アベノミクスは成功するか?

ムナー教授。

  1. 日銀は名目GDPを押し上げることができるか?⇒もちろん出来る
  2. 日銀は2%のインフレ目標を達成できるか?⇒多分、出来ない
  3. インフレ率を上げると実体経済は良くなるか?⇒多分、良くなる
  4. 2%のインフレになったら、日本は好景気になるか?⇒多分、ならない
  • 円の減価が出来たのだから、名目GDPの押しあげはできるし、もう出来た
  • 日銀の審議委員の中に、2%インフレ目標に懐疑的な人間がいるのだから、目標達成はできないよ
  • 最近の円高や株価急落は、日銀内の意見対立に原因があると思う
  • インフレ率を上げることができたら、実質GDPも伸びるとは思うが、そんなに凄いことになるとは思わない。日本の問題は供給面にあるから、構造改革が必要だと思う
  • 今みたいにまあまあ良い時期には、悲観的なことを言う奴の方が賢く見える。大半の人がネガティブな見方をするのは、それが無難だから
  • 名目GDPの押し上げに成功したことについて、それが大したことないとは言っていない。日本は20年もの間、2%のインフレ目標すら設定できず、効果のない財政政策ばかりやって膨大なカネをムダにしながら、名目GDPの落ち込みを止められなかったわけだし

興味深い意見です。
日本の場合、名目GDPが伸びるだけでも大助かりなのでアベノミクスは大いに意味があるということになります。
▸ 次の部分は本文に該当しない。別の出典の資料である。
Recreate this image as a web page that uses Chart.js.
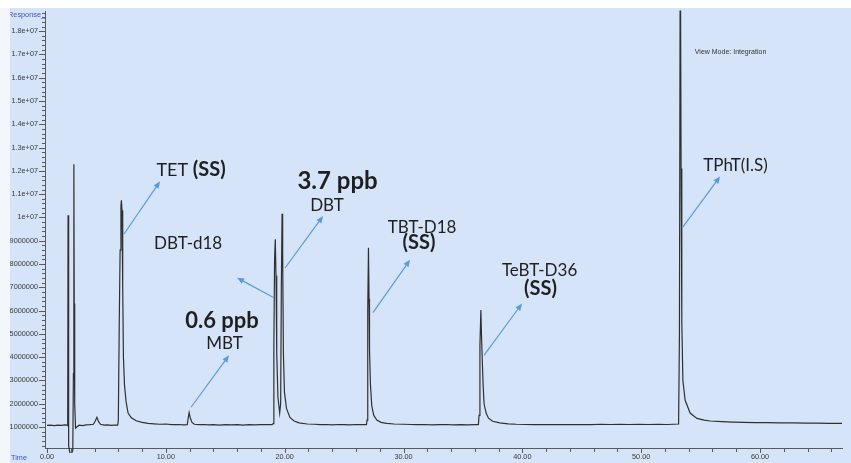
<!DOCTYPE html>
<html><head><meta charset="utf-8">
<script src="https://cdn.jsdelivr.net/npm/chart.js@4/dist/chart.umd.min.js"></script>
<style>html,body{margin:0;padding:0;background:#d6e4f9;}canvas{display:block;}</style>
</head><body>
<canvas id="c" width="851" height="463" style="width:851px;height:463px"></canvas>
<script>
// ---- data (time in min, response) ----
const retentionTimes = [
  0.00,0.30,0.60,0.90,1.20,1.50,1.70,
  1.74,1.77,1.80,1.84,1.92,2.05,2.17,2.22,2.26,2.29,2.33,2.40,2.50,
  2.70,3.00,3.30,3.60,3.90,4.05,4.20,4.35,4.50,4.80,5.10,5.40,5.70,5.95,
  6.00,6.08,6.15,6.22,6.26,6.31,6.37,6.43,6.52,6.65,6.82,7.10,7.50,8.00,8.50,9.00,9.50,10.00,10.50,11.00,11.50,
  11.80,11.90,11.96,12.05,12.20,12.40,12.80,13.20,13.60,14.00,14.50,15.00,15.50,16.00,16.50,17.00,17.50,18.00,18.50,18.95,
  19.03,19.09,19.15,19.21,19.27,19.33,19.43,19.58,19.66,19.72,19.78,19.83,19.89,19.98,20.15,20.45,20.80,21.20,21.90,
  22.50,23.00,23.50,24.00,24.50,25.00,25.50,26.00,26.50,26.88,
  26.93,26.99,27.05,27.10,27.14,27.22,27.33,27.50,27.75,28.10,28.60,29.20,30.00,30.60,31.20,31.80,32.40,33.00,33.60,34.20,34.80,35.40,36.00,36.30,
  36.36,36.43,36.51,36.57,36.62,36.70,36.78,36.95,37.15,37.50,38.10,38.80,39.50,40.20,41.00,41.80,42.60,43.40,44.20,45.00,45.80,46.60,47.40,48.20,49.00,49.80,50.60,51.40,52.20,53.15,
  53.22,53.29,53.36,53.42,53.51,53.70,54.12,54.69,55.30,55.81,56.80,57.70,58.60,59.60,60.60,61.60,62.80,63.80,64.80,65.80,66.90
];
const responses = [
  1.07e6,1.08e6,1.06e6,1.08e6,1.07e6,1.09e6,1.08e6,
  1.06e6,1.01e7,5.1e6,2.0e5,-1.0e5,-1.5e5,0,3.3e6,1.228e7,6.3e6,2.0e6,9.5e5,1.0e6,
  1.08e6,1.06e6,1.09e6,1.10e6,1.12e6,1.25e6,1.42e6,1.22e6,1.12e6,1.08e6,1.09e6,1.07e6,1.08e6,1.08e6,
  1.3e6,5.5e6,8.6e6,1.05e7,1.074e7,1.03e7,7.0e6,4.0e6,2.8e6,2.1e6,1.6e6,1.4e6,1.27e6,1.2e6,1.16e6,1.14e6,1.12e6,1.13e6,1.10e6,1.11e6,1.09e6,
  1.10e6,1.45e6,1.62e6,1.4e6,1.2e6,1.12e6,1.10e6,1.11e6,1.09e6,1.10e6,1.08e6,1.10e6,1.09e6,1.10e6,1.08e6,1.10e6,1.09e6,1.10e6,1.11e6,1.10e6,
  1.15e6,4.5e6,8.2e6,9.06e6,7.5e6,4.2e6,2.3e6,1.6e6,2.0e6,7.0e6,1.016e7,8.6e6,4.2e6,2.5e6,1.8e6,1.4e6,1.26e6,1.18e6,1.13e6,
  1.12e6,1.10e6,1.11e6,1.09e6,1.11e6,1.10e6,1.09e6,1.11e6,1.10e6,1.10e6,
  1.3e6,6.0e6,8.7e6,6.5e6,4.3e6,2.8e6,1.9e6,1.5e6,1.3e6,1.2e6,1.16e6,1.13e6,1.12e6,1.11e6,1.10e6,1.11e6,1.09e6,1.10e6,1.11e6,1.09e6,1.10e6,1.09e6,1.10e6,1.10e6,
  1.5e6,4.5e6,6.03e6,4.8e6,4.0e6,2.8e6,2.0e6,1.6e6,1.38e6,1.25e6,1.18e6,1.14e6,1.12e6,1.11e6,1.10e6,1.11e6,1.10e6,1.11e6,1.10e6,1.11e6,1.10e6,1.12e6,1.11e6,1.12e6,1.11e6,1.12e6,1.11e6,1.12e6,1.11e6,1.13e6,
  5.0e6,2.3e7,1.21e7,5.5e6,3.0e6,2.15e6,1.6e6,1.37e6,1.3e6,1.26e6,1.23e6,1.21e6,1.20e6,1.19e6,1.19e6,1.18e6,1.18e6,1.17e6,1.17e6,1.16e6,1.16e6
];
const xTickValues = [0,10,20,30,40,50,60];
const yTickValues = [1e6,2e6,3e6,4e6,5e6,6e6,7e6,8e6,9e6,1e7,1.1e7,1.2e7,1.3e7,1.4e7,1.5e7,1.6e7,1.7e7,1.8e7];

// annotation labels (data coordinates: time, response)
const labelTexts = [
  {runs:[['TET ','normal',18],['(SS)','bold',20]], t:12.12, v:11.76e6},
  {runs:[['3.7 ppb','bold',24]], t:24.45, v:11.21e6},
  {runs:[['DBT','normal',17]], t:23.56, v:10.27e6},
  {runs:[['DBT-d18','normal',17]], t:11.87, v:8.65e6},
  {runs:[['0.6 ppb','bold',22]], t:14.73, v:5.27e6},
  {runs:[['MBT','normal',17]], t:14.94, v:4.37e6},
  {runs:[['TBT-D18','normal',17]], t:31.56, v:9.33e6},
  {runs:[['(SS)','bold',20]], t:31.31, v:8.65e6},
  {runs:[['TeBT-D36','normal',17]], t:41.45, v:7.49e6},
  {runs:[['(SS)','bold',20]], t:41.53, v:6.68e6},
  {runs:[['TPhT(I.S)','normal',17]], t:57.94, v:11.98e6}
];
const arrows = [
  [6.48,9.29e6, 9.51,11.55e6],
  [20.03,7.83e6, 23.23,10.06e6],
  [19.10,6.55e6, 15.99,7.41e6],
  [12.12,1.85e6, 15.32,4.08e6],
  [27.43,5.91e6, 30.55,8.18e6],
  [36.77,4.08e6, 39.97,6.30e6],
  [53.44,9.54e6, 56.64,11.76e6]
];

const points = retentionTimes.map((t,i)=>({x:t,y:responses[i]}));
const BG = '#d6e4f9';
const AXIS = '#5a5a5a';
const TEXT_FONT = 'Lato, "Open Sans", sans-serif';
const AXIS_FONT = '"Liberation Sans", Arial, sans-serif';

const overlay = {
  id:'overlay',
  beforeDraw(chart){
    const c = chart.ctx; c.save();
    c.fillStyle = BG; c.fillRect(0,0,chart.width,chart.height);
    c.restore();
  },
  afterDraw(chart){
    const c = chart.ctx, a = chart.chartArea, xs = chart.scales.x, ys = chart.scales.y;
    c.save();
    c.strokeStyle = AXIS; c.lineWidth = 1;
    // y tick marks (major + minor)
    for (let k = 1; k <= 94; k++) {
      const v = k*2e5; if (v > ys.max) break;
      const py = Math.round(ys.getPixelForValue(v)) + 0.5;
      const len = (k % 5 === 0) ? 6 : 3;
      c.beginPath(); c.moveTo(a.left - len, py); c.lineTo(a.left, py); c.stroke();
    }
    // x tick marks
    for (let k = 0; k <= 66; k += 2) {
      const px = Math.round(xs.getPixelForValue(k)) + 0.5;
      const len = (k % 10 === 0) ? 5 : 4;
      c.beginPath(); c.moveTo(px, a.bottom); c.lineTo(px, a.bottom + len); c.stroke();
    }
    // axis titles
    c.fillStyle = '#3f52c4';
    c.font = '7.3px ' + AXIS_FONT;
    c.textAlign = 'right'; c.textBaseline = 'alphabetic';
    c.fillText('Response_', a.left, a.top + 6);
    c.textAlign = 'left';
    c.fillText('Time', 11, a.bottom + 12);
    // frame strips (white border of the exported window)
    c.fillStyle = '#ffffff';
    c.fillRect(0,0,chart.width,8);
    c.fillStyle = '#f3f6fb';
    c.fillRect(0,8,10,chart.height-8);
    // view mode text
    c.fillStyle = '#333';
    c.font = '7px ' + AXIS_FONT;
    c.textAlign = 'center';
    c.fillText('View Mode: Integration', xs.getPixelForValue(57.52), ys.getPixelForValue(17.02e6));
    // arrows
    c.strokeStyle = '#5b9bd5'; c.fillStyle = '#5b9bd5'; c.lineWidth = 1.2;
    for (const [t1,v1,t2,v2] of arrows) {
      const x1 = xs.getPixelForValue(t1), y1 = ys.getPixelForValue(v1);
      const x2 = xs.getPixelForValue(t2), y2 = ys.getPixelForValue(v2);
      const ang = Math.atan2(y2-y1, x2-x1), L = 7, W = 3;
      const bx = x2 - L*Math.cos(ang), by = y2 - L*Math.sin(ang);
      c.beginPath(); c.moveTo(x1,y1); c.lineTo(bx,by); c.stroke();
      c.beginPath(); c.moveTo(x2,y2);
      c.lineTo(bx + W*Math.sin(ang), by - W*Math.cos(ang));
      c.lineTo(bx - W*Math.sin(ang), by + W*Math.cos(ang));
      c.closePath(); c.fill();
    }
    // labels
    c.fillStyle = '#1f1f1f'; c.textAlign = 'left'; c.textBaseline = 'alphabetic';
    for (const lab of labelTexts) {
      let total = 0;
      const widths = lab.runs.map(([s,w,sz]) => { c.font = w+' '+sz+'px '+TEXT_FONT; const m = c.measureText(s).width; total += m; return m; });
      let x = xs.getPixelForValue(lab.t) - total/2;
      const y = ys.getPixelForValue(lab.v);
      lab.runs.forEach(([s,w,sz],i) => { c.font = w+' '+sz+'px '+TEXT_FONT; c.fillText(s, x, y); x += widths[i]; });
    }
    c.restore();
  }
};

new Chart(document.getElementById('c'), {
  type:'line',
  data:{ datasets:[{ data:points, borderColor:'#303030', borderWidth:1.2, pointRadius:0, tension:0, fill:false,
    clip:{left:0, top:1, right:0, bottom:5} }] },
  options:{
    responsive:false, animation:false, maintainAspectRatio:false,
    parsing:false, normalized:true,
    layout:{ padding:{ top:9, right:9, left:0, bottom:0 } },
    plugins:{ legend:{display:false}, tooltip:{enabled:false} },
    scales:{
      x:{ type:'linear', min:-0.17, max:66.9,
        afterFit:(s)=>{ s.height = 15; },
        afterBuildTicks:(s)=>{ s.ticks = xTickValues.map(v=>({value:v})); },
        grid:{ display:false, drawTicks:false },
        border:{ display:true, color:AXIS, width:1 },
        ticks:{ autoSkip:false, maxRotation:0, padding:5, color:'#3a3a3a',
          font:{ family:AXIS_FONT, size:7.3 },
          callback:(v)=>Number(v).toFixed(2) } },
      y:{ type:'linear', min:1e5, max:1.885e7,
        afterFit:(s)=>{ s.width = 45; },
        afterBuildTicks:(s)=>{ s.ticks = yTickValues.map(v=>({value:v})); },
        grid:{ display:false, drawTicks:false },
        border:{ display:true, color:AXIS, width:1 },
        ticks:{ autoSkip:false, padding:7, color:'#3a3a3a',
          font:{ family:AXIS_FONT, size:7.3 },
          callback:(v)=> v >= 1e7 ? (Math.round(v/1e6)/10) + 'e+07' : String(Math.round(v)) } }
    }
  },
  plugins:[overlay]
});
</script>
</body></html>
金融政策の効果に懐疑的な人間が日銀審議委員になってしまうというのは日本が抱えてきた深刻な問題です。
日銀改革の必要性はまだまだあり、日銀法改正や日銀の組織・リクルートに関する改革が必要でしょう。
日銀の問題と、日本が今まで金融政策でなく財政政策ばかりやってダメになってきた理由は、社会の隅々にまで食い込んだ官僚と天下りのネットワークとその権力、そのしぶとさ、厄介さなのですが、おそらくサムナー教授はそこまでは把握されていないと思います。政治も企業もマスコミも学校も、とにかく全部まるごと雁字搦めにされて目隠しをされている、SFみたいな官僚支配国家が日本なのですが、その辺は西洋の人には想像がつかないと思います。
日銀総裁や審議委員に金融政策否定派がすえられてきて、財務大臣の諮問機関である財政制度等審議会の会長が、首相の掲げる経済政策に真っ向から反対している学者で、しかも主張している内容が共産党と同じ、というまるで不条理ディストピア小説のような事態が日本では普通ですからね。これらは詰まるところ官僚支配の問題なのですが、日本政治の研究者でもないかぎり分からないでしょう。
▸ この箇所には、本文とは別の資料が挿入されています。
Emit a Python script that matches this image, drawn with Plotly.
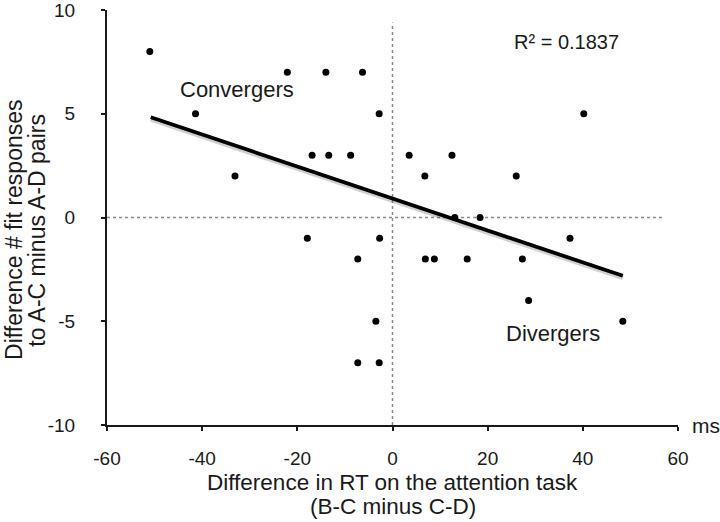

2%インフレ目標の達成について、岩田副総裁は断固やるつもりでいると思われますが、黒田総裁がどこまで剛毅になれるのかが注目です。
ただ、インフレ目標は±1%を許容する枠組みの政策であるので、2%に到達できなければ失敗ということもないでしょう。
しかし、岩田副総裁はもともと「3%のインフレ目標が良い」といっていた*1のを政治状況や世論をふまえて2%という穏健な数字にしたわけで、2%のインフレ目標ではそもそも「弱い」可能性はあります。
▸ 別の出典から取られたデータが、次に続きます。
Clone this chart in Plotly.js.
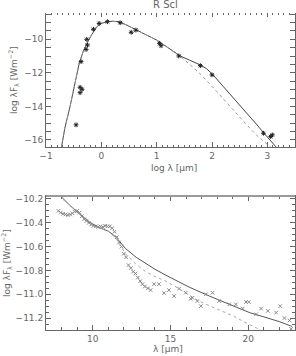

「デフレと超円高」の中で、「名目GDP成長率を4〜5%に維持する目的で、3%のインフレ目標をすえるべきだ」と岩田副総裁は書いていらっしゃったのですから、2%インフレ目標を達成しそうになったときに、名目GDPが4%に足りなければ、もっと金融刺激することを国民は求めるべきでしょう。
国民がそれを求められるように、正しい情報を広める必要があります。
「日本には供給面での問題があり、構造改革が必要」というお話は、具体的にどのへんかを指摘してもらえると良いですね。
私も構造改革は必要だと思いますが、思いつくのは社会保障と農業、労働くらいです。
「まあまあうまくいっている時に悲観的なことを言う奴の方が賢く見える」というのは、まさに今の日本の状況にあてはまりますね。
日本の野党・マスコミ・デフレ派の後ろ向きさをよく言い当てています。
ただ、これは今回のご自分のエントリ内容にもかけたユーモアだと思います。